%%
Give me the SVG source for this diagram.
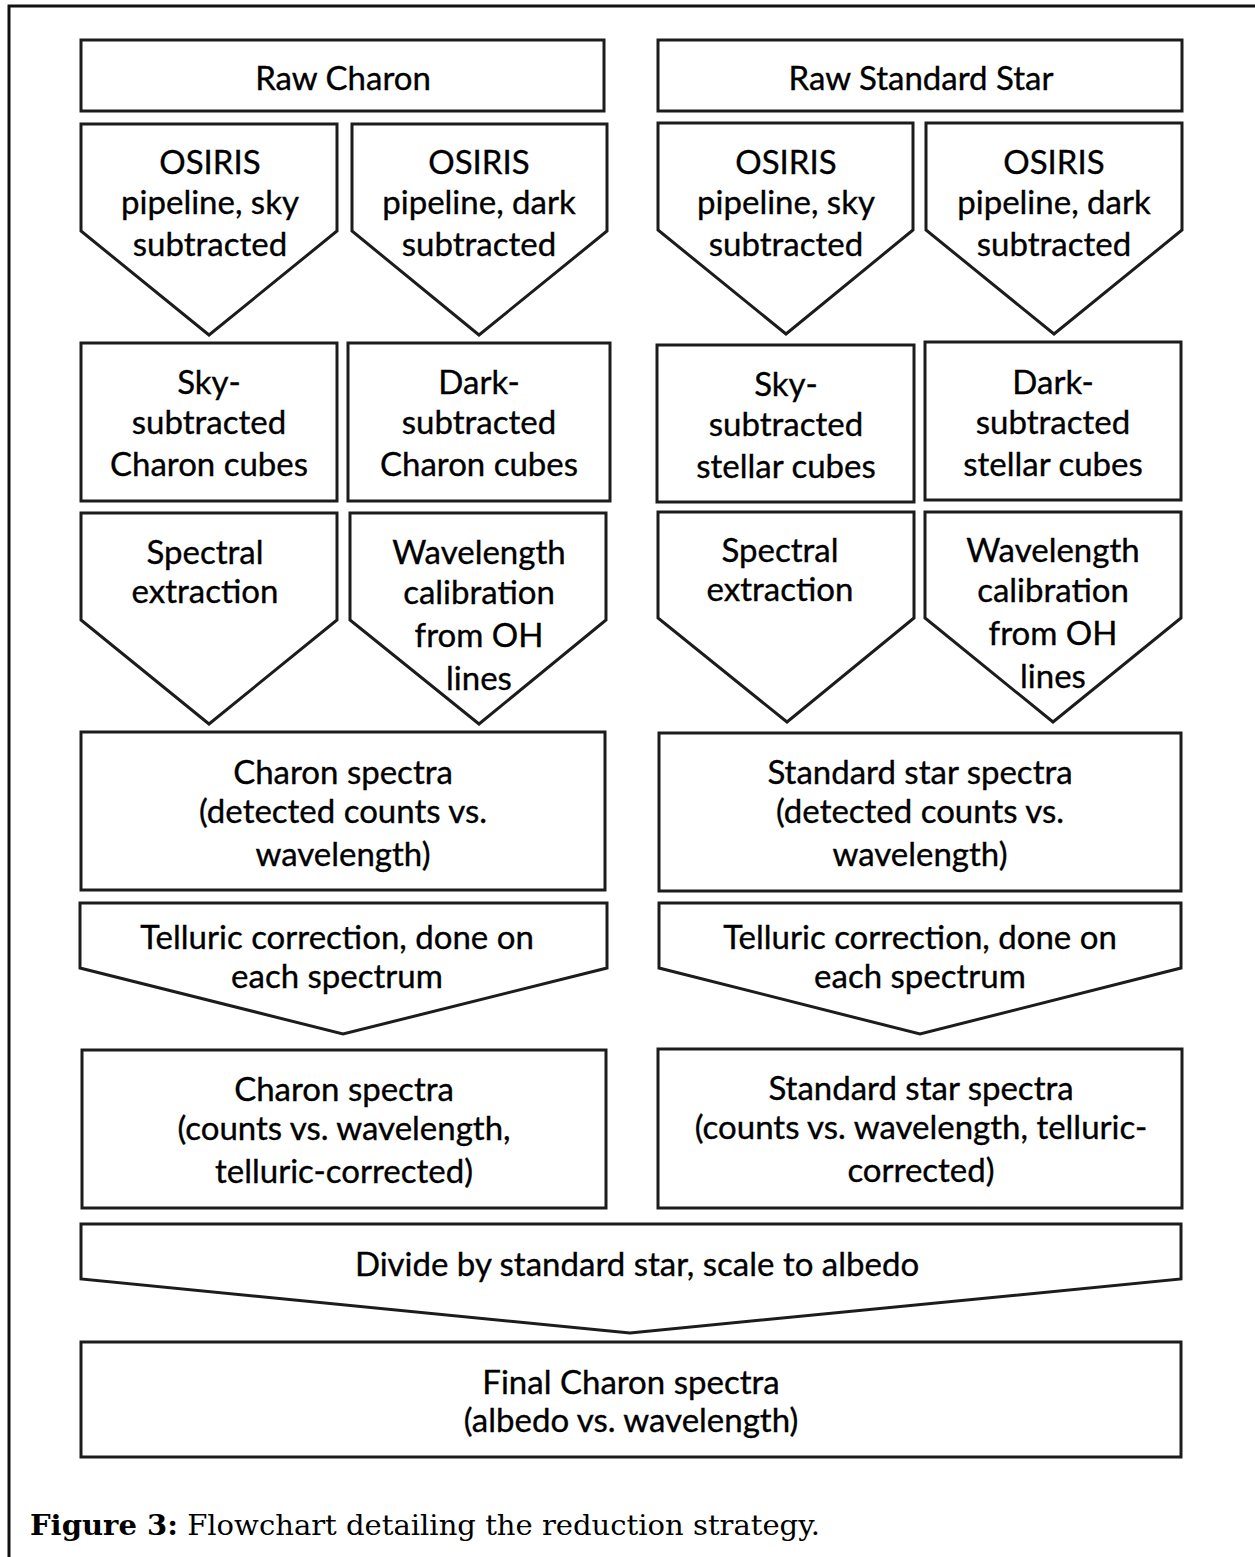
<svg xmlns="http://www.w3.org/2000/svg" width="1255" height="1557" viewBox="0 0 1255 1557">
<style>
.s{fill:#fff;stroke:#1c1c1c;stroke-width:3;stroke-linejoin:miter}
.t{font-family:Lato,"Open Sans","Liberation Sans",sans-serif;font-size:33px;fill:#000;stroke:#000;stroke-width:0.35;text-anchor:middle}
.cap{font-family:"DejaVu Serif","Liberation Serif",serif;font-size:28px;fill:#000}
</style>
<rect width="1255" height="1557" fill="#fff"/>
<path d="M9 1557 V6 H1255" fill="none" stroke="#111" stroke-width="3"/>
<g id="connectors"></g>
<g id="raw-charon"><rect class="s" x="81" y="40" width="523" height="71"/><text class="t" x="343" y="90">Raw Charon</text></g>
<g id="raw-star"><rect class="s" x="658" y="40" width="524" height="71"/><text class="t" x="921" y="90">Raw Standard Star</text></g>
<g id="osiris-sky-c"><path class="s" d="M81 124 H337 V231 L209 335 L81 231 Z"/><text class="t" x="210" y="174">OSIRIS</text><text class="t" x="210" y="214">pipeline, sky</text><text class="t" x="210" y="256">subtracted</text></g>
<g id="osiris-dark-c"><path class="s" d="M352 124 H607 V231 L479 335 L352 231 Z"/><text class="t" x="479" y="174">OSIRIS</text><text class="t" x="479" y="214">pipeline, dark</text><text class="t" x="479" y="256">subtracted</text></g>
<g id="osiris-sky-s"><path class="s" d="M658 123 H913 V230 L786 334 L658 230 Z"/><text class="t" x="786" y="174">OSIRIS</text><text class="t" x="786" y="214">pipeline, sky</text><text class="t" x="786" y="256">subtracted</text></g>
<g id="osiris-dark-s"><path class="s" d="M926 123 H1182 V230 L1054 334 L926 230 Z"/><text class="t" x="1054" y="174">OSIRIS</text><text class="t" x="1054" y="214">pipeline, dark</text><text class="t" x="1054" y="256">subtracted</text></g>
<g id="sky-cubes-c"><rect class="s" x="81" y="343" width="256" height="158"/><text class="t" x="209" y="394">Sky-</text><text class="t" x="209" y="434">subtracted</text><text class="t" x="209" y="476">Charon cubes</text></g>
<g id="dark-cubes-c"><rect class="s" x="348" y="343" width="262" height="158"/><text class="t" x="479" y="394">Dark-</text><text class="t" x="479" y="434">subtracted</text><text class="t" x="479" y="476">Charon cubes</text></g>
<g id="sky-cubes-s"><rect class="s" x="657" y="345" width="257" height="157"/><text class="t" x="786" y="396">Sky-</text><text class="t" x="786" y="436">subtracted</text><text class="t" x="786" y="478">stellar cubes</text></g>
<g id="dark-cubes-s"><rect class="s" x="925" y="342" width="256" height="158"/><text class="t" x="1053" y="394">Dark-</text><text class="t" x="1053" y="434">subtracted</text><text class="t" x="1053" y="476">stellar cubes</text></g>
<g id="extract-c"><path class="s" d="M81 513 H337 V620 L209 724 L81 620 Z"/><text class="t" x="205" y="564">Spectral</text><text class="t" x="205" y="603">extraction</text></g>
<g id="wave-c"><path class="s" d="M350 513 H606 V620 L479 724 L350 620 Z"/><text class="t" x="479" y="564">Wavelength</text><text class="t" x="479" y="604">calibration</text><text class="t" x="479" y="647">from OH</text><text class="t" x="479" y="690">lines</text></g>
<g id="extract-s"><path class="s" d="M658 512 H914 V618 L787 722 L658 618 Z"/><text class="t" x="780" y="562">Spectral</text><text class="t" x="780" y="601">extraction</text></g>
<g id="wave-s"><path class="s" d="M925 512 H1181 V618 L1053 722 L925 618 Z"/><text class="t" x="1053" y="562">Wavelength</text><text class="t" x="1053" y="602">calibration</text><text class="t" x="1053" y="645">from OH</text><text class="t" x="1053" y="688">lines</text></g>
<g id="spectra-c"><rect class="s" x="81" y="732" width="524" height="158"/><text class="t" x="343" y="784">Charon spectra</text><text class="t" x="343" y="823">(detected counts vs.</text><text class="t" x="343" y="866">wavelength)</text></g>
<g id="spectra-s"><rect class="s" x="659" y="733" width="522" height="158"/><text class="t" x="920" y="784">Standard star spectra</text><text class="t" x="920" y="823">(detected counts vs.</text><text class="t" x="920" y="866">wavelength)</text></g>
<g id="telluric-c"><path class="s" d="M80 903 H607 V968 L343 1034 L80 968 Z"/><text class="t" x="337" y="949">Telluric correction, done on</text><text class="t" x="337" y="988">each spectrum</text></g>
<g id="telluric-s"><path class="s" d="M659 903 H1181 V968 L920 1034 L659 968 Z"/><text class="t" x="920" y="949">Telluric correction, done on</text><text class="t" x="920" y="988">each spectrum</text></g>
<g id="corr-c"><rect class="s" x="82" y="1050" width="524" height="158"/><text class="t" x="344" y="1101">Charon spectra</text><text class="t" x="344" y="1140">(counts vs. wavelength,</text><text class="t" x="344" y="1183">telluric-corrected)</text></g>
<g id="corr-s"><rect class="s" x="658" y="1049" width="524" height="159"/><text class="t" x="921" y="1100">Standard star spectra</text><text class="t" x="921" y="1139">(counts vs. wavelength, telluric-</text><text class="t" x="921" y="1182">corrected)</text></g>
<g id="divide"><path class="s" d="M81 1224 H1181 V1279 L630 1333 L81 1279 Z"/><text class="t" x="637" y="1276">Divide by standard star, scale to albedo</text></g>
<g id="final"><rect class="s" x="81" y="1342" width="1100" height="115"/><text class="t" x="631" y="1394">Final Charon spectra</text><text class="t" x="631" y="1432">(albedo vs. wavelength)</text></g>
<text class="cap" x="30" y="1535" textLength="790" lengthAdjust="spacingAndGlyphs"><tspan font-weight="bold">Figure 3:</tspan> Flowchart detailing the reduction strategy.</text>
</svg>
%%
Repeat the material above in full and exactly, apart from the pictures.

WRITTEN ANSWER:
Give me the SVG source for this diagram.
<svg xmlns="http://www.w3.org/2000/svg" width="1255" height="1557" viewBox="0 0 1255 1557">
<style>
.s{fill:#fff;stroke:#1c1c1c;stroke-width:3;stroke-linejoin:miter}
.t{font-family:Lato,"Open Sans","Liberation Sans",sans-serif;font-size:33px;fill:#000;stroke:#000;stroke-width:0.35;text-anchor:middle}
.cap{font-family:"DejaVu Serif","Liberation Serif",serif;font-size:28px;fill:#000}
</style>
<rect width="1255" height="1557" fill="#fff"/>
<path d="M9 1557 V6 H1255" fill="none" stroke="#111" stroke-width="3"/>
<g id="connectors"></g>
<g id="raw-charon"><rect class="s" x="81" y="40" width="523" height="71"/><text class="t" x="343" y="90">Raw Charon</text></g>
<g id="raw-star"><rect class="s" x="658" y="40" width="524" height="71"/><text class="t" x="921" y="90">Raw Standard Star</text></g>
<g id="osiris-sky-c"><path class="s" d="M81 124 H337 V231 L209 335 L81 231 Z"/><text class="t" x="210" y="174">OSIRIS</text><text class="t" x="210" y="214">pipeline, sky</text><text class="t" x="210" y="256">subtracted</text></g>
<g id="osiris-dark-c"><path class="s" d="M352 124 H607 V231 L479 335 L352 231 Z"/><text class="t" x="479" y="174">OSIRIS</text><text class="t" x="479" y="214">pipeline, dark</text><text class="t" x="479" y="256">subtracted</text></g>
<g id="osiris-sky-s"><path class="s" d="M658 123 H913 V230 L786 334 L658 230 Z"/><text class="t" x="786" y="174">OSIRIS</text><text class="t" x="786" y="214">pipeline, sky</text><text class="t" x="786" y="256">subtracted</text></g>
<g id="osiris-dark-s"><path class="s" d="M926 123 H1182 V230 L1054 334 L926 230 Z"/><text class="t" x="1054" y="174">OSIRIS</text><text class="t" x="1054" y="214">pipeline, dark</text><text class="t" x="1054" y="256">subtracted</text></g>
<g id="sky-cubes-c"><rect class="s" x="81" y="343" width="256" height="158"/><text class="t" x="209" y="394">Sky-</text><text class="t" x="209" y="434">subtracted</text><text class="t" x="209" y="476">Charon cubes</text></g>
<g id="dark-cubes-c"><rect class="s" x="348" y="343" width="262" height="158"/><text class="t" x="479" y="394">Dark-</text><text class="t" x="479" y="434">subtracted</text><text class="t" x="479" y="476">Charon cubes</text></g>
<g id="sky-cubes-s"><rect class="s" x="657" y="345" width="257" height="157"/><text class="t" x="786" y="396">Sky-</text><text class="t" x="786" y="436">subtracted</text><text class="t" x="786" y="478">stellar cubes</text></g>
<g id="dark-cubes-s"><rect class="s" x="925" y="342" width="256" height="158"/><text class="t" x="1053" y="394">Dark-</text><text class="t" x="1053" y="434">subtracted</text><text class="t" x="1053" y="476">stellar cubes</text></g>
<g id="extract-c"><path class="s" d="M81 513 H337 V620 L209 724 L81 620 Z"/><text class="t" x="205" y="564">Spectral</text><text class="t" x="205" y="603">extraction</text></g>
<g id="wave-c"><path class="s" d="M350 513 H606 V620 L479 724 L350 620 Z"/><text class="t" x="479" y="564">Wavelength</text><text class="t" x="479" y="604">calibration</text><text class="t" x="479" y="647">from OH</text><text class="t" x="479" y="690">lines</text></g>
<g id="extract-s"><path class="s" d="M658 512 H914 V618 L787 722 L658 618 Z"/><text class="t" x="780" y="562">Spectral</text><text class="t" x="780" y="601">extraction</text></g>
<g id="wave-s"><path class="s" d="M925 512 H1181 V618 L1053 722 L925 618 Z"/><text class="t" x="1053" y="562">Wavelength</text><text class="t" x="1053" y="602">calibration</text><text class="t" x="1053" y="645">from OH</text><text class="t" x="1053" y="688">lines</text></g>
<g id="spectra-c"><rect class="s" x="81" y="732" width="524" height="158"/><text class="t" x="343" y="784">Charon spectra</text><text class="t" x="343" y="823">(detected counts vs.</text><text class="t" x="343" y="866">wavelength)</text></g>
<g id="spectra-s"><rect class="s" x="659" y="733" width="522" height="158"/><text class="t" x="920" y="784">Standard star spectra</text><text class="t" x="920" y="823">(detected counts vs.</text><text class="t" x="920" y="866">wavelength)</text></g>
<g id="telluric-c"><path class="s" d="M80 903 H607 V968 L343 1034 L80 968 Z"/><text class="t" x="337" y="949">Telluric correction, done on</text><text class="t" x="337" y="988">each spectrum</text></g>
<g id="telluric-s"><path class="s" d="M659 903 H1181 V968 L920 1034 L659 968 Z"/><text class="t" x="920" y="949">Telluric correction, done on</text><text class="t" x="920" y="988">each spectrum</text></g>
<g id="corr-c"><rect class="s" x="82" y="1050" width="524" height="158"/><text class="t" x="344" y="1101">Charon spectra</text><text class="t" x="344" y="1140">(counts vs. wavelength,</text><text class="t" x="344" y="1183">telluric-corrected)</text></g>
<g id="corr-s"><rect class="s" x="658" y="1049" width="524" height="159"/><text class="t" x="921" y="1100">Standard star spectra</text><text class="t" x="921" y="1139">(counts vs. wavelength, telluric-</text><text class="t" x="921" y="1182">corrected)</text></g>
<g id="divide"><path class="s" d="M81 1224 H1181 V1279 L630 1333 L81 1279 Z"/><text class="t" x="637" y="1276">Divide by standard star, scale to albedo</text></g>
<g id="final"><rect class="s" x="81" y="1342" width="1100" height="115"/><text class="t" x="631" y="1394">Final Charon spectra</text><text class="t" x="631" y="1432">(albedo vs. wavelength)</text></g>
<text class="cap" x="30" y="1535" textLength="790" lengthAdjust="spacingAndGlyphs"><tspan font-weight="bold">Figure 3:</tspan> Flowchart detailing the reduction strategy.</text>
</svg>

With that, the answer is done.